Brief: In a small group, conceptualize, conduct research, and create a sitemap for a mobile app. Individually, design the app interface and visual system.
Solution: Design a weather app for children that provides daily forecast summaries, live updates, and scientific explanations of weather phenomena.
Please view the interactive prototype for the best experience.
Rain or Shine is a children's weather app intended to educate and engage kids 6+ in meteorological phenomena. For this project, I dove into user-interface design with a young audience in mind. It was important to me to maintain an emphasis on large UI elements (buttons, titles, sliders, etc.) for ease of use in an audience with low motor skills.
The educational elements of the app—the explanations, fun fact articles, and challenges—are graduated in complexity by age. Very young users would find age-appropriate explanations of, say, what precipitation means, while explanations for older kids would get progressively more complex.
The app also places heavy emphasis on emergency preparedness and awareness during severe weather. As a young kid growing up in coastal towns on the East Coast, hurricane season could be pretty scary for me. It was comforting to get explanations for what severe-weather events actually were, the kinds of conditions that created them, and what we could do to respond and stay safe. I wanted to include that aspect of education in this app for other kids who frequently experience severe weather.
The app interface is attractively designed for users of all ages, making the interactions pleasant for adults assisting young children. I implemented a playful, illustrative visual style for the user interface that features soft shapes, transparency, and simplicity.
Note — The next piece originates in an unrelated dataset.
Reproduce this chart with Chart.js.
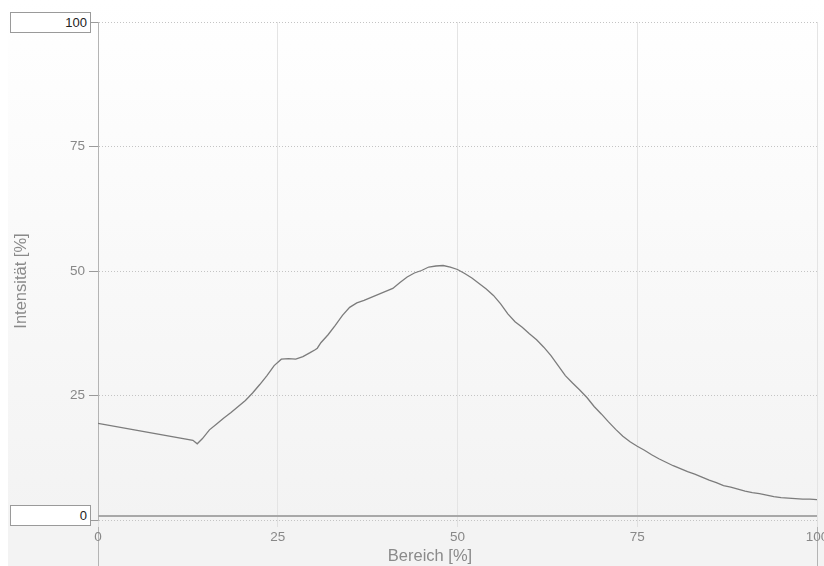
<!DOCTYPE html>
<html>
<head>
<meta charset="utf-8">
<script src="https://cdn.jsdelivr.net/npm/chart.js@4/dist/chart.umd.min.js"></script>
<style>
  html, body { margin: 0; padding: 0; background: #fff; }
  #wrap { position: relative; width: 824px; height: 566px; overflow: hidden; }
  #bg { position: absolute; left: 8px; top: 0; right: 0; bottom: 0;
        background: linear-gradient(to bottom, #ffffff 0%, #f3f3f3 92%, #f3f3f3 100%); }
  #plot { position: absolute; left: 0; top: 0; width: 840px; height: 566px; }
  .limit { position: absolute; left: 10px; width: 76px; height: 19px; border: 1px solid #9a9a9a;
           background: #fff; font: 13px "Liberation Sans", Arial, sans-serif; color: #222;
           text-align: right; line-height: 20px; padding-right: 3px; }
</style>
</head>
<body>
<div id="wrap">
  <div id="bg"></div>
  <canvas id="plot" width="840" height="566"></canvas>
  <div class="limit" style="top:12px;">100</div>
  <div class="limit" style="top:505px;">0</div>
</div>
<script>
const bereich = [0, 13.2, 13.8, 14.5, 15.5, 16.5, 17.5, 18.5, 19.5, 20.5, 21.5, 22.5, 23.5, 24.5, 25.5,
  26.5, 27.5, 28.5, 29.5, 30.2, 30.5, 31, 32, 33, 34, 35, 36, 37, 38, 39, 40, 41, 42, 43, 44, 45, 46,
  47, 48, 49, 50, 51, 52, 53, 54, 55, 56, 57, 58, 59, 60, 61, 62, 63, 64, 65, 66, 67, 68, 69, 70,
  71, 72, 73, 74, 75, 76, 77, 78, 79, 80, 81, 82, 83, 84, 85, 86, 87, 88, 89, 90, 91, 92, 93, 94,
  95, 96, 97, 98, 99, 100];
const intensitaet = [19.4, 16.0, 15.3, 16.3, 18.1, 19.3, 20.5, 21.6, 22.8, 24.0, 25.5, 27.2, 29.0, 31.0, 32.3,
  32.4, 32.3, 32.8, 33.6, 34.2, 34.5, 35.6, 37.2, 39.1, 41.1, 42.7, 43.6, 44.1, 44.7, 45.3, 45.9, 46.5, 47.7,
  48.8, 49.6, 50.1, 50.8, 51.0, 51.1, 50.8, 50.3, 49.5, 48.6, 47.5, 46.4, 45.1, 43.4, 41.4, 39.8, 38.7,
  37.4, 36.2, 34.7, 33.0, 31.0, 29.0, 27.5, 26.1, 24.6, 22.8, 21.3, 19.7, 18.2, 16.8, 15.7, 14.8, 14.0,
  13.1, 12.3, 11.6, 10.9, 10.3, 9.7, 9.2, 8.6, 8.0, 7.5, 6.9, 6.6, 6.2, 5.8, 5.5, 5.3, 5.0, 4.7, 4.5,
  4.4, 4.3, 4.2, 4.2, 4.1];
const xTicks = [0, 25, 50, 75, 100];
const yTicks = [0, 25, 50, 75, 100];
const xTitle = 'Bereich [%]';
const yTitle = 'Intensität [%]';

const fontFamily = '"Liberation Sans", Arial, sans-serif';

// Achsenlinien, Grundlinie und Achsentitel
const axisExtras = {
  id: 'axisExtras',
  beforeDraw(chart) {
    const { ctx, chartArea } = chart;
    ctx.save();
    ctx.strokeStyle = '#b4b4b4';
    ctx.lineWidth = 1;
    [chartArea.left, chartArea.right].forEach(x => {
      ctx.beginPath();
      ctx.moveTo(Math.round(x) + 0.5, chartArea.top);
      ctx.lineTo(Math.round(x) + 0.5, chart.height);
      ctx.stroke();
    });
    ctx.restore();
  },
  beforeDatasetsDraw(chart) {
    const { ctx, chartArea } = chart;
    ctx.save();
    ctx.strokeStyle = '#a8a8a8';
    ctx.lineWidth = 2;
    ctx.beginPath();
    ctx.moveTo(chartArea.left, chartArea.bottom - 4);
    ctx.lineTo(chartArea.right, chartArea.bottom - 4);
    ctx.stroke();

    ctx.fillStyle = '#8a8a8a';
    ctx.font = '16.5px ' + fontFamily;
    ctx.textAlign = 'center';
    ctx.textBaseline = 'alphabetic';
    ctx.fillText(xTitle, 430, 561);
    ctx.translate(26, 281);
    ctx.rotate(-Math.PI / 2);
    ctx.fillText(yTitle, 0, 0);
    ctx.restore();
  }
};

new Chart(document.getElementById('plot'), {
  type: 'line',
  data: {
    datasets: [{
      data: bereich.map((x, i) => ({ x: x, y: intensitaet[i] })),
      borderColor: '#7c7c7c',
      borderWidth: 1.3,
      pointRadius: 0,
      tension: 0
    }]
  },
  options: {
    responsive: false,
    animation: false,
    layout: { padding: { top: 22, right: 23, left: 0, bottom: 0 } },
    plugins: { legend: { display: false }, tooltip: { enabled: false } },
    scales: {
      x: {
        type: 'linear',
        min: 0, max: 100,
        afterBuildTicks: s => { s.ticks = xTicks.map(v => ({ value: v })); },
        afterFit: s => { s.height = 46; },
        ticks: { color: '#888', font: { family: fontFamily, size: 13.5 }, padding: 2, maxRotation: 0 },
        grid: { color: '#e4e4e4', tickColor: '#e0e0e0', tickLength: 7, lineWidth: 1 },
        border: { display: false }
      },
      y: {
        min: 0, max: 100,
        afterBuildTicks: s => { s.ticks = yTicks.map(v => ({ value: v })); },
        afterFit: s => { s.width = 98; },
        ticks: { color: '#888', font: { family: fontFamily, size: 13.5 }, padding: 4,
                 callback: v => (v === 0 || v === 100) ? '' : v },
        grid: { color: '#c4c4c4', tickColor: '#9a9a9a', tickLength: 9, tickBorderDash: [], lineWidth: 1 },
        border: { color: '#b4b4b4', width: 1, dash: [1, 2] }
      }
    }
  },
  plugins: [axisExtras]
});
</script>
</body>
</html>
The display is intended to reflect current weather conditions, so sunny days will feature a bright sunny background, and gloomier days will feature clouds or rain.
I also incorporated daily challenges for real-world, tactile learning. Challenges relate to the user's recent weather conditions and involve some low-stakes experiment or craft that encourage kids to engage with their local environments; the example shown in the interactive app prototype is a wind-sock craft in which kids would experiment with wind-speed observation and measurement.
The daily challenge is another progressive feature that I included specifically for user retention. Completed challenges count as progress toward specific weather-related badges that progress through five levels. Categories of challenges include sunny, windy, rainy, chilly, toasty, and more.